It’s been a month since the last post, I have desisted from posting my Covid notes, as the days grew grim and the world is inundated with desperation. Stay well, Dear reader.
I wanted to write about shipping. The pressure of online orders during the pandemic finally got to the more efficient e-commerce firm in the US: Amazon.
WSJ reports that Amazon will be suspending its delivery service, Amazon Shipping, which was created as a competitor to FedEx and UPS to ship items from third party businesses to their customers.
In the brighter, sunnier days of September of 2019, I had commented on the escalating shipping cost challenge for Amazon in an interview with Wharton Radio. (See transcript here). Amazon and Fedex after a fraught relationship that lasted increasingly competitive landscape, had called off their contractual relationship. That left Amazon to handle a significant proportion of their package with USPS. In the interview, I had noted that
…Amazon has for long been a big transportation and logistics operator as part of its e-commerce delivery platform. In 2018, shipping costs consumed nearly 12% ($27.7 billion) of Amazon’s revenues of $233 billion, according to its annual report filing. Amazon said it expected those shipping costs “to continue to increase” to the extent its consumers choose its discounted shipping offers or if it uses more expensive shipping methods. Third-party sellers account for about half of Amazon’s revenues, and they rely on Amazon to deliver their products, Veeraraghavan pointed out.
In fact, the goods sold by small firms from China has a been prominent part of Amazon’s revenues in the US last year. (I expect things to change this year).
Amazon feels the pressure to bolster its last-mile delivery infrastructure also because about a quarter of the third-party sellers on its platform are from China, said Veeraraghavan. “If you’re a seller in China and you want to sell to a customer in the U.S., there’s no way for you to set up a logistical arrangement with UPS or USPS or, any transportation company as easily as with Amazon,” he noted.
From the halcyon days of last 2019, the COVID pandemic challenge has forced Amazon to focus only on delivering household items (throwing Prime guarantees out of the window). In my view, this is perhaps the first big fraying of the customer obsession model that was a religion of Amazon.
First, the “non-essential” items were de-prioritized. As Jason Del Ray reported that these shipments are are now delayed for more than a month. In late March, Amazon refused accepting third party sellers’ shipments of non-essential goods. Now, all the resources are being directed towards shipments of only essential items.
I anticipated these issues in my comments to Vox last month, arguing how
“…the demand is going to go up everywhere and it’s going to go up at scales that are much higher than the holiday season demand, so we’re going to have the same problem but multiplied by an order of magnitude.”
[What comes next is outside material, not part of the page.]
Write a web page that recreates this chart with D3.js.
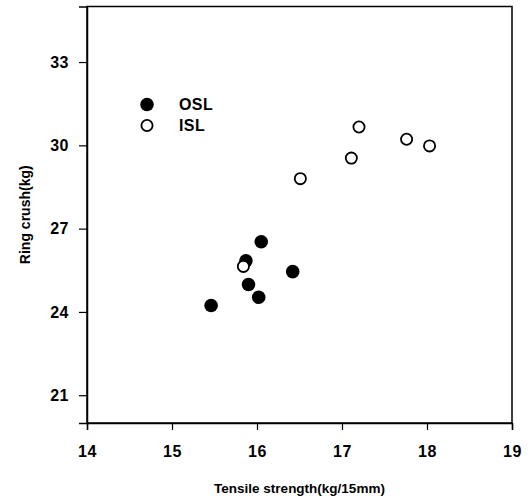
<!DOCTYPE html>
<html>
<head>
<meta charset="utf-8">
<script src="https://cdn.jsdelivr.net/npm/d3@7"></script>
<style>
  body { margin: 0; background: #fff; }
  text { font-family: "Liberation Sans", Arial, sans-serif; font-weight: bold; fill: #000; }
</style>
</head>
<body>
<div id="chart"></div>
<script>
var width = 531,
    height = 500;

// OSL (filled)
var oslX = [15.46, 15.87, 15.90, 16.02, 16.05, 16.42];
var oslY = [24.23, 25.84, 24.99, 24.53, 26.53, 25.45];
// ISL (open)
var islX = [15.84, 16.51, 17.11, 17.20, 17.76, 18.03];
var islY = [25.64, 28.80, 29.54, 30.66, 30.22, 29.98];

var xTicks = [14, 15, 16, 17, 18, 19];
var yTicks = [21, 24, 27, 30, 33];

var seriesNames = ["OSL", "ISL"];

var plot = { left: 87, right: 512, top: 6.5, bottom: 423 };

var svg = d3.select("#chart").append("svg")
    .attr("width", width)
    .attr("height", height);

var x = d3.scaleLinear().domain([14, 19]).range([plot.left, plot.right]);
var y = d3.scaleLinear().domain([20, 35]).range([plot.bottom, plot.top]);

// box
svg.append("rect")
    .attr("x", plot.left).attr("y", plot.top)
    .attr("width", plot.right - plot.left)
    .attr("height", plot.bottom - plot.top)
    .attr("fill", "none")
    .attr("stroke", "#000")
    .attr("stroke-width", 1.5);

var xAxis = svg.append("g")
    .attr("transform", "translate(0," + plot.bottom + ")")
    .call(d3.axisBottom(x).tickValues(xTicks).tickSize(7).tickPadding(16).tickFormat(d3.format("d")));

var yAxis = svg.append("g")
    .attr("transform", "translate(" + plot.left + ",0)")
    .call(d3.axisLeft(y).tickValues(yTicks).tickSize(8).tickPadding(10).tickFormat(d3.format("d")));

[xAxis, yAxis].forEach(function(a) {
  a.select(".domain").attr("stroke-width", 1.5);
  a.selectAll(".tick line").attr("stroke-width", 1.2);
  a.selectAll(".tick text")
    .style("font-size", "16px")
    .style("letter-spacing", "0.5px")
    .style("font-family", "'Liberation Sans', Arial, sans-serif")
    .style("font-weight", "bold");
});

// axis titles
svg.append("text")
    .attr("x", (plot.left + plot.right) / 2)
    .attr("y", 493)
    .attr("text-anchor", "middle")
    .style("font-size", "13.5px")
    .text("Tensile strength(kg/15mm)");

svg.append("text")
    .attr("transform", "translate(30," + ((plot.top + plot.bottom) / 2) + ") rotate(-90)")
    .attr("text-anchor", "middle")
    .style("font-size", "14px")
    .text("Ring crush(kg)");

// points
var osl = oslX.map(function(d, i) { return { x: d, y: oslY[i] }; });
var isl = islX.map(function(d, i) { return { x: d, y: islY[i] }; });

svg.selectAll(".osl").data(osl).enter().append("circle")
    .attr("class", "osl")
    .attr("cx", function(d) { return x(d.x); })
    .attr("cy", function(d) { return y(d.y); })
    .attr("r", 6.8)
    .attr("fill", "#000");

svg.selectAll(".isl").data(isl).enter().append("circle")
    .attr("class", "isl")
    .attr("cx", function(d) { return x(d.x); })
    .attr("cy", function(d) { return y(d.y); })
    .attr("r", 5.6)
    .attr("fill", "#fff")
    .attr("stroke", "#000")
    .attr("stroke-width", 1.8);

// legend
var legend = svg.append("g");
seriesNames.forEach(function(name, i) {
  var cy = 104.5 + i * 21;
  var c = legend.append("circle")
      .attr("cx", 147)
      .attr("cy", cy);
  if (i === 0) {
    c.attr("r", 6.8).attr("fill", "#000");
  } else {
    c.attr("r", 5.6).attr("fill", "#fff").attr("stroke", "#000").attr("stroke-width", 1.8);
  }
  legend.append("text")
      .attr("x", 179)
      .attr("y", cy + 5.5)
      .style("font-size", "16px")
      .style("letter-spacing", "0.4px")
      .text(name);
});
</script>
</body>
</html>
Usually, demands for products across different households are not highly correlated. Our household schedules are varied. However, summing across time and geographies, the overall demand is fairly smooth and predictable. This helps many firms run fairly straightforward order and delivery models.
In the times of pandemic, this breaks down and the household demands become almost perfectly positively correlated, i.e., the demand for household products go up everywhere at the same time. To meet demand, “local reshuffling and pooling” won’t help. The demand spike can only be met by (1) storing more inventory acquired through more supply (2) more logistical labor capacity and (3) increased delivery capacity.
So, the suspension of Amazon Shipping is very much along expected lines. They have managed to keep the supply lines afloat, but they need to scale up to do (2) and (3). To boost labor capacity, they are now hiring more than 100,000 workers across all warehouses.
But, that’s still not enough, as they need an increased capacity for delivery, as they have wiggled out of the contract with FedEx. So, who loses out? Out go the small businesses who use Amazon Shipping for their non-essential shipments.
It is all hands on the (shipping) deck for Amazon — they need every one affiliated with Amazon making Amazon shipments.
PS: Of course, there is always the old reliable USPS. I have previously commented (See: Go it Alone on the Last Mile?) on how Amazon cannot go alone without USPS. Often maligned and blamed USPS absorbs all the inefficiencies of last mile delivery.